Stored items:
>> BEGIN
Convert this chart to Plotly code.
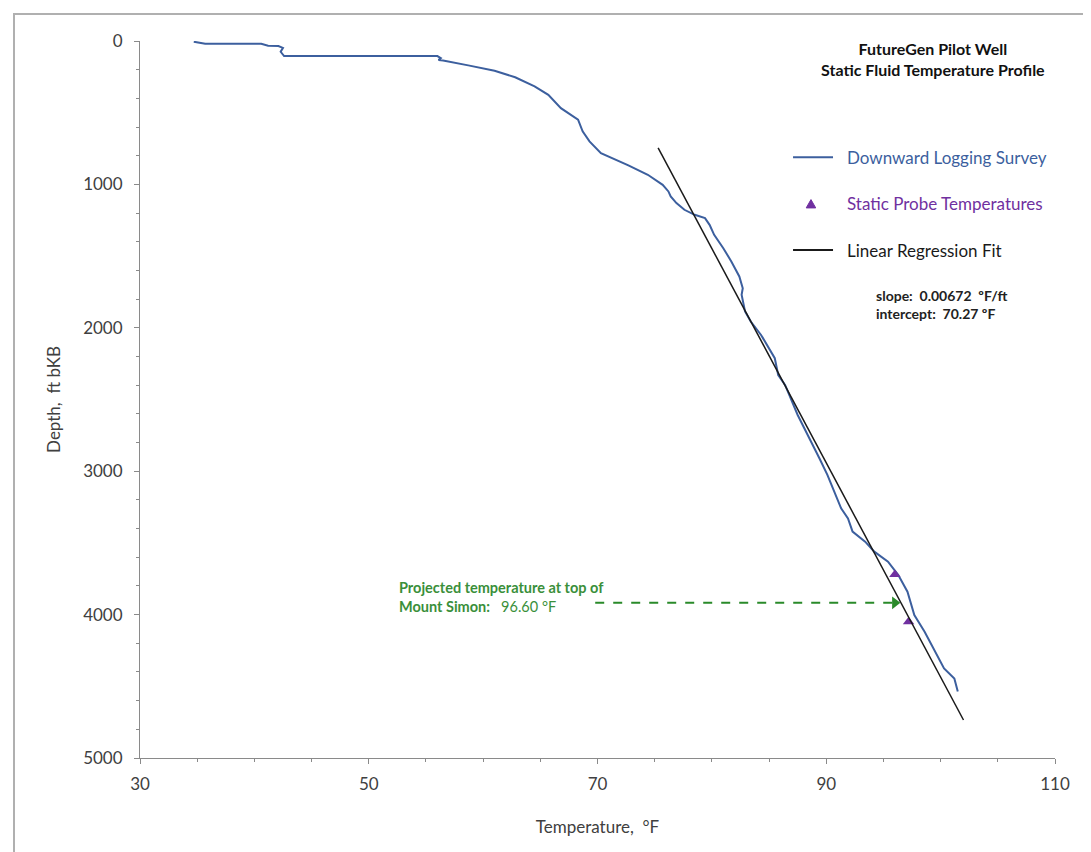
import plotly.graph_objects as go

# downward logging survey (temp degF, depth ft)
survey_temp = [34.7, 35.7, 40.6, 41.2, 42.1, 42.5, 42.3, 42.6, 56.0, 56.3, 56.1, 56.5,
               58.7, 61.0, 62.8, 64.5, 65.7, 66.8, 68.3, 68.7, 69.3, 70.3,
               72.7, 74.4, 75.7, 76.2, 76.4, 76.9, 77.6, 78.5, 79.4, 79.8, 80.2,
               81.0, 81.7, 82.4, 82.7, 82.6, 82.9, 83.4, 84.3, 85.5, 85.8, 86.4,
               87.5, 88.4, 89.4, 90.1, 90.7, 91.3, 91.9, 92.3, 93.4, 94.2, 95.4,
               96.3, 97.1, 97.7, 98.6, 99.5, 100.3, 101.2, 101.5]
survey_depth = [5, 19, 19, 33, 35, 48, 75, 105, 105, 119, 133, 136,
                170, 207, 253, 316, 375, 468, 549, 630, 700, 782,
                867, 933, 1003, 1049, 1084, 1130, 1177, 1212, 1235, 1282, 1352,
                1445, 1537, 1642, 1724, 1770, 1886, 1956, 2050, 2212, 2329, 2398,
                2608, 2747, 2910, 3026, 3142, 3259, 3329, 3421, 3491, 3561, 3631,
                3724, 3840, 4003, 4119, 4259, 4375, 4445, 4536]

probe_temp = [96.0, 97.2]
probe_depth = [3720, 4050]

fit_temp = [75.3, 102.0]
fit_depth = [745, 4735]

arrow_temp = [69.8, 96.0]
arrow_depth = [3918, 3918]

legend_labels = ['Downward Logging Survey', 'Static Probe Temperatures', 'Linear Regression Fit']

FONT = "Lato, 'Open Sans', sans-serif"
BLUE = '#3c5f9e'
PURPLE = '#7030a0'
BLACK = '#1a1a1a'
GREEN = '#2a8a2a'

fig = go.Figure()

fig.add_trace(go.Scatter(x=survey_temp, y=survey_depth, mode='lines',
                         line=dict(color=BLUE, width=2), name=legend_labels[0]))
fig.add_trace(go.Scatter(x=probe_temp, y=probe_depth, mode='markers',
                         marker=dict(symbol='triangle-up', color=PURPLE, size=10),
                         name=legend_labels[1]))
fig.add_trace(go.Scatter(x=fit_temp, y=fit_depth, mode='lines',
                         line=dict(color=BLACK, width=1.5), name=legend_labels[2]))
# green dashed pointer to the top of Mount Simon
fig.add_trace(go.Scatter(x=arrow_temp, y=arrow_depth, mode='lines',
                         line=dict(color=GREEN, width=2, dash='dash'), hoverinfo='skip'))
fig.add_trace(go.Scatter(x=arrow_temp[-1:], y=arrow_depth[-1:], mode='markers',
                         marker=dict(symbol='triangle-right', color=GREEN, size=11),
                         hoverinfo='skip'))

# hand-made legend (Excel style: long samples, coloured labels)
leg_y = [0.838, 0.773, 0.7085]
leg_colors = [BLUE, PURPLE, BLACK]
for i in [0, 2]:
    fig.add_shape(type='line', xref='paper', yref='paper',
                  x0=0.7137, x1=0.7574, y0=leg_y[i], y1=leg_y[i],
                  line=dict(color=leg_colors[i], width=2 if i == 0 else 1.8))
tx, ty, hw, hh = 0.7333, leg_y[1], 0.0052, 0.0058
fig.add_shape(type='path', xref='paper', yref='paper',
              path=f'M {tx-hw},{ty-hh} L {tx+hw},{ty-hh} L {tx},{ty+hh} Z',
              fillcolor=PURPLE, line=dict(color=PURPLE, width=1))
for i in range(3):
    fig.add_annotation(x=0.7705, y=leg_y[i], xref='paper', yref='paper',
                       xanchor='left', yanchor='middle', text=legend_labels[i],
                       showarrow=False, font=dict(size=17, color=leg_colors[i], family=FONT))

fig.add_annotation(
    x=0.8667, y=1.006, xref='paper', yref='paper', xanchor='center', yanchor='top',
    text='<b>FutureGen Pilot Well<br>Static Fluid Temperature Profile</b>',
    showarrow=False, font=dict(size=16, color='#111111', family=FONT)
)
fig.add_annotation(
    x=0.802, y=0.633, xref='paper', yref='paper', xanchor='left', yanchor='middle',
    align='left', showarrow=False,
    text='<b>slope:&nbsp; 0.00672 &nbsp;ºF/ft<br>intercept:&nbsp; 70.27 ºF</b>',
    font=dict(size=14, color='#222222', family=FONT)
)
fig.add_annotation(
    x=52.5, y=3880, xanchor='left', yanchor='middle', align='left', showarrow=False,
    text='<b>Projected temperature at top of<br>Mount Simon:</b>&nbsp;&nbsp; 96.60 °F',
    font=dict(size=14.5, color='#3a8f3a', family=FONT)
)

# grey frame around the whole chart
fig.add_shape(type='rect', xref='paper', yref='paper',
              x0=-0.1377, x1=1.0426, y0=-0.1339, y1=1.0377,
              line=dict(color='#b0b0b0', width=2), fillcolor='rgba(0,0,0,0)')

fig.update_xaxes(
    range=[30, 110], dtick=20, tick0=30,
    showline=True, linecolor='#8a8a8a', linewidth=1,
    ticks='outside', ticklen=5, tickcolor='#8a8a8a', ticklabelstandoff=6,
    minor=dict(dtick=5, ticks='outside', ticklen=3, tickcolor='#8a8a8a'),
    showgrid=False, zeroline=False,
    tickfont=dict(size=17, color='#404040', family=FONT),
    title=dict(text='Temperature,&nbsp; °F', font=dict(size=17, color='#404040', family=FONT), standoff=27)
)
fig.update_yaxes(
    range=[5000, 0], dtick=1000,
    showline=True, linecolor='#8a8a8a', linewidth=1,
    ticks='outside', ticklen=5, tickcolor='#8a8a8a', ticklabelstandoff=8,
    minor=dict(dtick=200, ticks='outside', ticklen=3, tickcolor='#8a8a8a'),
    showgrid=False, zeroline=False,
    tickfont=dict(size=17, color='#404040', family=FONT),
    title=dict(text='Depth,&nbsp; ft bKB', font=dict(size=17, color='#404040', family=FONT), standoff=18)
)

fig.update_layout(
    width=1091, height=852,
    margin=dict(l=132, r=44, t=33, b=102),
    plot_bgcolor='white', paper_bgcolor='white',
    font=dict(family=FONT),
    showlegend=False
)

fig.write_html("out.html")
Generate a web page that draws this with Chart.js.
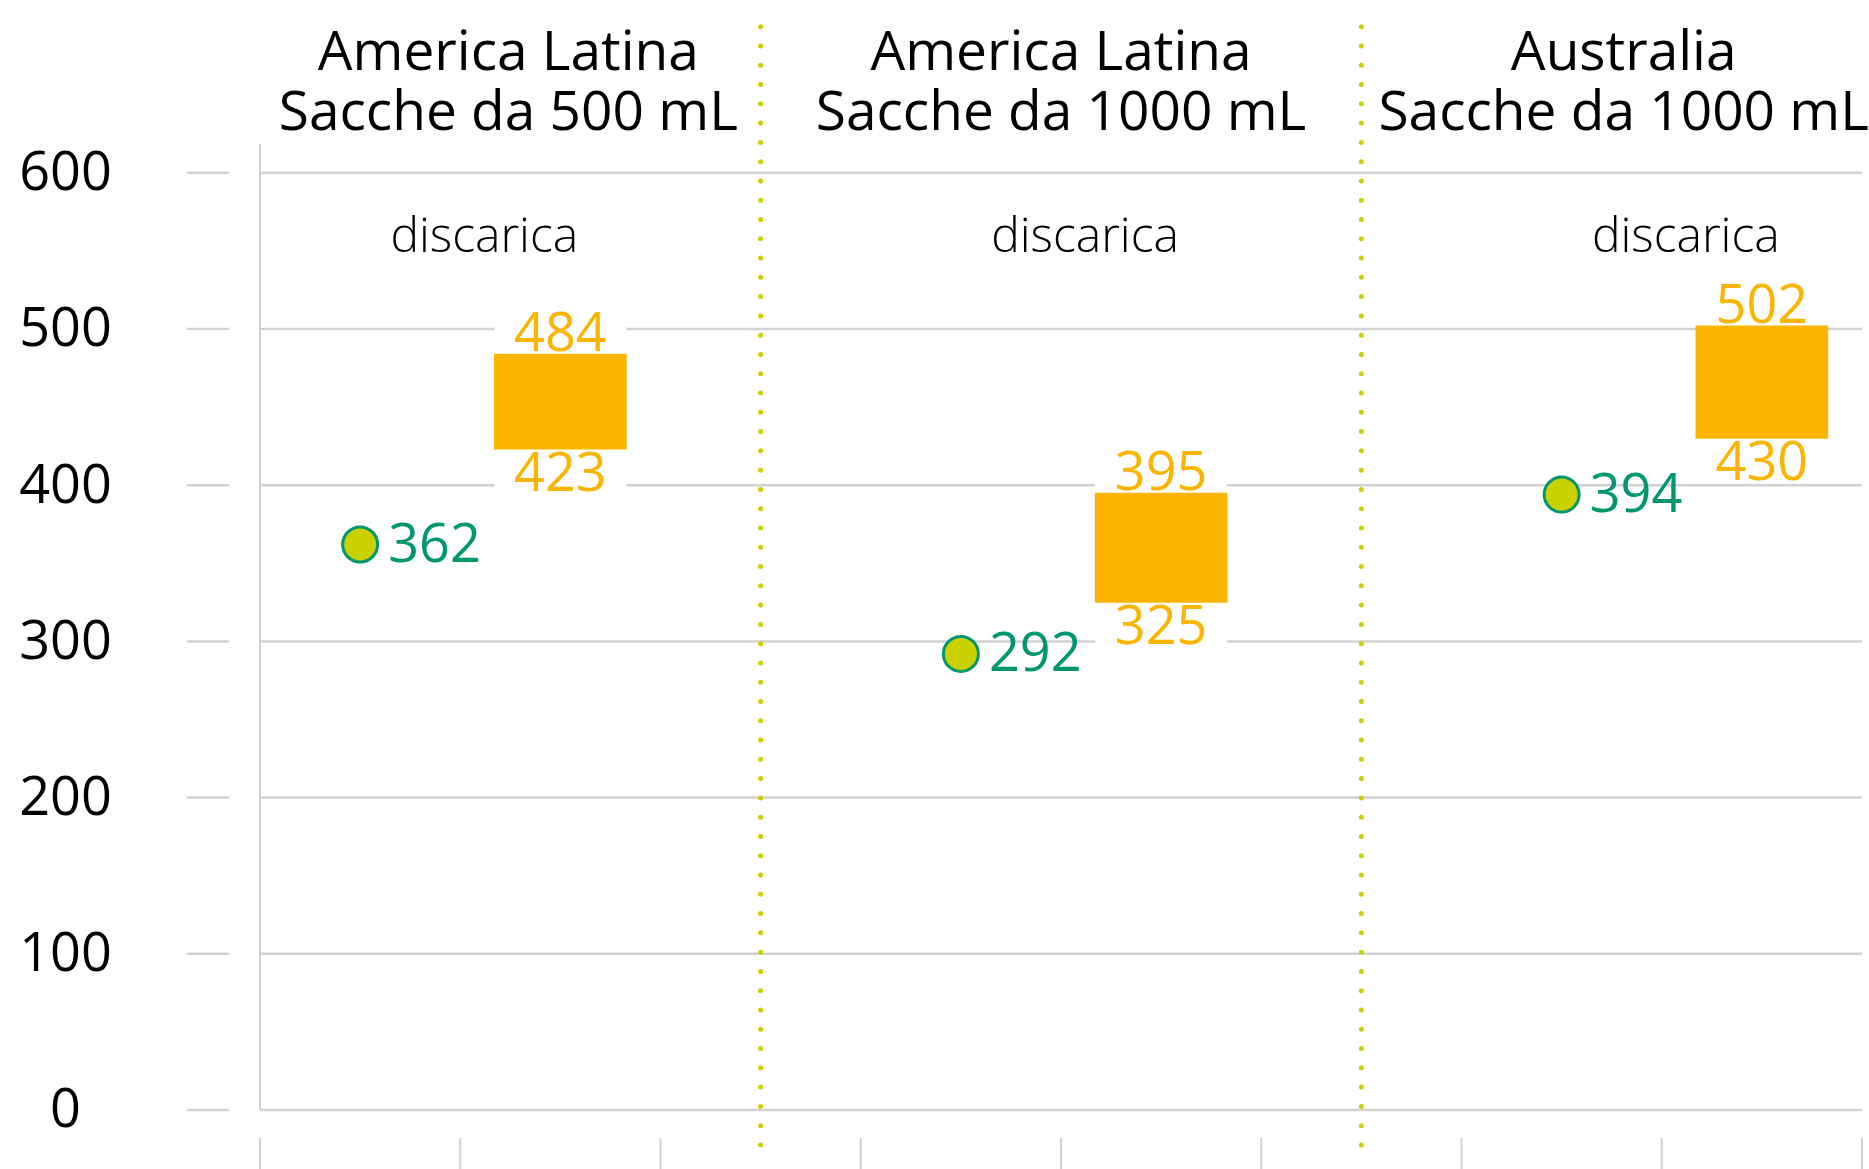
<!DOCTYPE html>
<html>
<head>
<meta charset="utf-8">
<script src="https://cdn.jsdelivr.net/npm/chart.js@4.4.1/dist/chart.umd.min.js"></script>
<style>
  html, body { margin: 0; padding: 0; background: #ffffff; }
  #wrap { width: 1869px; height: 1169px; }
</style>
</head>
<body>
<div id="wrap"><canvas id="c" width="1869" height="1169"></canvas></div>
<script>
// ---- data ----
const groupTitles = [
  ["America Latina", "Sacche da 500 mL"],
  ["America Latina", "Sacche da 1000 mL"],
  ["Australia", "Sacche da 1000 mL"]
];
const rangeLabel = "discarica";
const pointX = [0.5, 3.5, 6.5];
const pointValues = [362, 292, 394];
const barX = [1.5, 4.5, 7.5];
const barLow = [423, 325, 430];
const barHigh = [484, 395, 502];
const yTicks = [0, 100, 200, 300, 400, 500, 600];
const xTicks = [0, 1, 2, 3, 4, 5, 6, 7, 8];
const dividerX = [2.5, 5.5];

// ---- layout / style (not data) ----
const titleX = [1.24, 4.0, 6.81];
const rangeLabelX = [1.12, 4.12, 7.12];
const ORANGE = '#FAB500';
const GREEN = '#00966E';
const LIME = '#C9D100';
const GRID = '#D2D2D2';
const FONT = '"Open Sans", "Noto Sans", sans-serif';

const decor = {
  id: 'decor',
  beforeDatasetsDraw(chart) {
    const ctx = chart.ctx;
    const xs = chart.scales.x, ys = chart.scales.y;
    const area = chart.chartArea;
    ctx.save();
    // horizontal gridlines + tick marks
    ctx.strokeStyle = GRID;
    ctx.lineWidth = 2.5;
    yTicks.forEach(v => {
      const y = ys.getPixelForValue(v);
      ctx.beginPath();
      ctx.moveTo(area.left, y); ctx.lineTo(area.right, y);
      ctx.moveTo(187, y); ctx.lineTo(229, y);
      ctx.stroke();
    });
    // vertical axis line
    ctx.lineWidth = 2;
    ctx.beginPath();
    ctx.moveTo(area.left, 144); ctx.lineTo(area.left, area.bottom);
    ctx.stroke();
    // bottom ticks
    xTicks.forEach(v => {
      const x = xs.getPixelForValue(v);
      ctx.beginPath();
      ctx.moveTo(x, 1138); ctx.lineTo(x, 1169);
      ctx.stroke();
    });
    // y tick labels
    ctx.fillStyle = '#000';
    ctx.font = '400 54px ' + FONT;
    ctx.textAlign = 'center';
    ctx.textBaseline = 'middle';
    yTicks.forEach(v => {
      ctx.fillText(String(v), 65.5, ys.getPixelForValue(v) + 2);
    });
    // white knockouts behind range labels
    const meta = chart.getDatasetMeta(0);
    ctx.fillStyle = '#fff';
    meta.data.forEach((bar, i) => {
      const w = bar.width;
      const top = ys.getPixelForValue(barHigh[i]);
      const bot = ys.getPixelForValue(barLow[i]);
      ctx.fillRect(bar.x - w / 2, top - 44, w, 44);
      ctx.fillRect(bar.x - w / 2, bot, w, 42);
    });
    // dotted dividers
    ctx.strokeStyle = LIME;
    ctx.lineWidth = 5;
    ctx.lineCap = 'round';
    ctx.setLineDash([0, 19.28]);
    dividerX.forEach(v => {
      const x = xs.getPixelForValue(v);
      ctx.beginPath();
      ctx.moveTo(x, 26.7); ctx.lineTo(x, 1147);
      ctx.stroke();
    });
    ctx.restore();
  },
  afterDatasetsDraw(chart) {
    const ctx = chart.ctx;
    const xs = chart.scales.x, ys = chart.scales.y;
    ctx.save();
    // bar labels
    ctx.font = '400 54px ' + FONT;
    ctx.fillStyle = ORANGE;
    ctx.textAlign = 'center';
    barX.forEach((bx, i) => {
      const x = xs.getPixelForValue(bx);
      ctx.textBaseline = 'alphabetic';
      ctx.fillText(String(barHigh[i]), x, ys.getPixelForValue(barHigh[i]) - 3);
      ctx.textBaseline = 'top';
      ctx.fillText(String(barLow[i]), x, ys.getPixelForValue(barLow[i]) - 1);
    });
    // point labels
    ctx.fillStyle = GREEN;
    ctx.textAlign = 'left';
    ctx.textBaseline = 'middle';
    pointX.forEach((px, i) => {
      ctx.fillText(String(pointValues[i]), xs.getPixelForValue(px) + 28, ys.getPixelForValue(pointValues[i]) + 2);
    });
    // range labels
    ctx.fillStyle = '#000';
    ctx.font = '300 48px ' + FONT;
    ctx.textAlign = 'center';
    ctx.textBaseline = 'alphabetic';
    rangeLabelX.forEach(v => {
      ctx.fillText(rangeLabel, xs.getPixelForValue(v), 252);
    });
    // titles
    ctx.font = '500 55px ' + FONT;
    groupTitles.forEach((t, i) => {
      const x = xs.getPixelForValue(titleX[i]);
      ctx.fillText(t[0], x, 70);
      ctx.fillText(t[1], x, 130);
    });
    ctx.restore();
  }
};

new Chart(document.getElementById('c'), {
  type: 'bar',
  data: {
    datasets: [
      {
        type: 'bar',
        label: 'discarica',
        data: barX.map((x, i) => ({ x: x, y: [barLow[i], barHigh[i]] })),
        backgroundColor: ORANGE,
        borderWidth: 0,
        barThickness: 132,
        order: 2
      },
      {
        type: 'scatter',
        label: 'valore',
        data: pointX.map((x, i) => ({ x: x, y: pointValues[i] })),
        backgroundColor: LIME,
        borderColor: GREEN,
        borderWidth: 3,
        pointRadius: 17.5,
        pointHoverRadius: 17.5,
        order: 1
      }
    ]
  },
  options: {
    responsive: false,
    animation: false,
    events: [],
    layout: { autoPadding: false, padding: { left: 260, right: 7, top: 172.8, bottom: 59 } },
    plugins: { legend: { display: false }, tooltip: { enabled: false }, title: { display: false } },
    scales: {
      x: { type: 'linear', min: 0, max: 8, display: false, offset: false },
      y: { type: 'linear', min: 0, max: 600, display: false }
    },
    clip: false
  },
  plugins: [decor]
});
</script>
</body>
</html>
>> END
--- WHAT YOU SHOULD DO ---
Look for the word "this" in every line of the listing and copy the lines that have it.

--- RESPONSE BELOW ---
Convert this chart to Plotly code.
Generate a web page that draws this with Chart.js.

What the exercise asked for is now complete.